Bontrager also noted that SOOP was receiving an increasing number of requests from families and younger people looking for short-term, flexible service experiences, something that SOOP was already doing.
For example, up to half dozen families each year choose SOOP as a spring break destination or an opportunity to pass the baton of servant heartedness to their offspring. Also, younger couples have chosen SOOP as a service option when life plans take an unexpected turn.
Even with an expanded demographic, retirees total about 80 percent of yearly placements.
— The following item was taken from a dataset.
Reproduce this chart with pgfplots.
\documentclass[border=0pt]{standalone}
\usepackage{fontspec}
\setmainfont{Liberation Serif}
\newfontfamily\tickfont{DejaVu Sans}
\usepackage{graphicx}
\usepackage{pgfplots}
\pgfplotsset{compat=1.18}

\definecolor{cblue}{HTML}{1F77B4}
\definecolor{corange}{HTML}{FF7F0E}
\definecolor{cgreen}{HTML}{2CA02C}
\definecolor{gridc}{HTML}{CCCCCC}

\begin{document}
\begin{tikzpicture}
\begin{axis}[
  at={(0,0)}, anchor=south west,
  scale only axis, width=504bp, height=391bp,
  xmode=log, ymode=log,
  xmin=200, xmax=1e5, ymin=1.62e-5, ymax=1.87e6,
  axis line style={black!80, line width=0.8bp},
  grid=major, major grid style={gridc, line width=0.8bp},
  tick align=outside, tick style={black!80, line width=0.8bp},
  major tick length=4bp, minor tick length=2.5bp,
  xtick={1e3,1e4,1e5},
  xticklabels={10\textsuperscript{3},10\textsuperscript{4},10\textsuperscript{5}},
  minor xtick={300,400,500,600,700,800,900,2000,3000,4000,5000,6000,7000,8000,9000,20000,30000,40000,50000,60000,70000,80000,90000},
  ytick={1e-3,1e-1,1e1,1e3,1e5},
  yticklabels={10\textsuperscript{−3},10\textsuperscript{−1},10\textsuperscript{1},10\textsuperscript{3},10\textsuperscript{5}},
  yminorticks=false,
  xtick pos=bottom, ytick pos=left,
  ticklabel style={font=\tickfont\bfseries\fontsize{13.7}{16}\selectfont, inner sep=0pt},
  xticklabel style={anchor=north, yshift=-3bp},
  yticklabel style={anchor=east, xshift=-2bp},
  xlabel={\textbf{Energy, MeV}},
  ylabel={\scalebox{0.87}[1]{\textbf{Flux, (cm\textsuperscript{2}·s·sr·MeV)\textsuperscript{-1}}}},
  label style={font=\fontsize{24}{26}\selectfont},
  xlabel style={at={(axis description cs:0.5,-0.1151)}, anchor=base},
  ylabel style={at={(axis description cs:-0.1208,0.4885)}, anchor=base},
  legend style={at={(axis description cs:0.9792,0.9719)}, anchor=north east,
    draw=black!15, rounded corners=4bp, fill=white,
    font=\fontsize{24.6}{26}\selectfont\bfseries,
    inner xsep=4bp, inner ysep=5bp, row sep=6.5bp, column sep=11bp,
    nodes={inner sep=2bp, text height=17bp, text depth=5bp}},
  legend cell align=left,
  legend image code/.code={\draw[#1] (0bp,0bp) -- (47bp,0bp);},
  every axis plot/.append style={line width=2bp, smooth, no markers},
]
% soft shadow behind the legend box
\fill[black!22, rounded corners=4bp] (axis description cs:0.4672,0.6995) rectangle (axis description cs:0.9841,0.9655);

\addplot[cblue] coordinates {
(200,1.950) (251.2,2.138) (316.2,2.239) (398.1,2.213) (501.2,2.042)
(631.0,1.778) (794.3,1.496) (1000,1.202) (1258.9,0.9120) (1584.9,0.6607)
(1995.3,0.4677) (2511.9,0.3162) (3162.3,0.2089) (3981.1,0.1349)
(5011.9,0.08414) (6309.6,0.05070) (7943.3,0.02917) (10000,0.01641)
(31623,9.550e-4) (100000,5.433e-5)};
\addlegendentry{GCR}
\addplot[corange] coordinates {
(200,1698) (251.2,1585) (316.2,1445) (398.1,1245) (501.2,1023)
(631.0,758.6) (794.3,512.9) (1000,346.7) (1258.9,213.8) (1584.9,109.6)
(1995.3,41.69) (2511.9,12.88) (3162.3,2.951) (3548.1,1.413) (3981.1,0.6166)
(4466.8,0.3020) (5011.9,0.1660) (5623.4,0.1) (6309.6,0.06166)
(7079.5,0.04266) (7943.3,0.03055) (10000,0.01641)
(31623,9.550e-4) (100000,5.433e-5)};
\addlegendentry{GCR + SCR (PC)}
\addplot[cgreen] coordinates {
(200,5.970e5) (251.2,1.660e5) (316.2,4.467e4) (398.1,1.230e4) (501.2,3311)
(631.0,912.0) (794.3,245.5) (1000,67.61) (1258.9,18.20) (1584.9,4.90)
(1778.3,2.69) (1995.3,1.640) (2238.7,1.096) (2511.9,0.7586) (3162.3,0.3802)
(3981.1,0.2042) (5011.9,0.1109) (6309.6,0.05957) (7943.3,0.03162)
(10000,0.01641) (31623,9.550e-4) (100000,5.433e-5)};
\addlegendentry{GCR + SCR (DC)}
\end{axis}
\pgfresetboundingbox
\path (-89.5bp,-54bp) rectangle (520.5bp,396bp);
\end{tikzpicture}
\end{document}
"I think there are a lot of stereotypes about retirees being done learning and growing" Bontrager said. "But that has not been my experience in SOOP. These volunteers choose to be the hands and feet of Jesus. I so appreciate their willingness to being open to what God still has yet to teach them about the world, their faith and their relationships."
As she celebrates this SOOP milestone, Bontrager said she is open to changes God may have in store for the future of the program. In some ways, she feels the heartbeat of the program is strong as it is.
"SOOP has always been very flexible and is very locally driven," Bontrager said. "And we believe it's important to ask locations what is best for their site and to trust they will engage volunteers in ways that fit their mission. SOOP is a strong support, and a strong mirror, of who they already are."
Bontrager also believes new initiatives, such as adding anti-racism and healthy boundary training, are resonant with the growing social awareness of both Mission Network and its volunteers.
No matter what the next 30 years may bring, SOOP will always support the wider Mennonite value of forging community, service opportunities, and peace and justice initiatives, she said. SOOP shapes people and communities, who shape people and communities.
"One pastor summed it up for me in a really powerful way," Bontrager said. "He said that the SOOP experience within their congregation is another way to shape the narrative of the wider Mennonite church."
Bontrager knows that to be true — given how one service assignment at a formative juncture shaped the story of her life.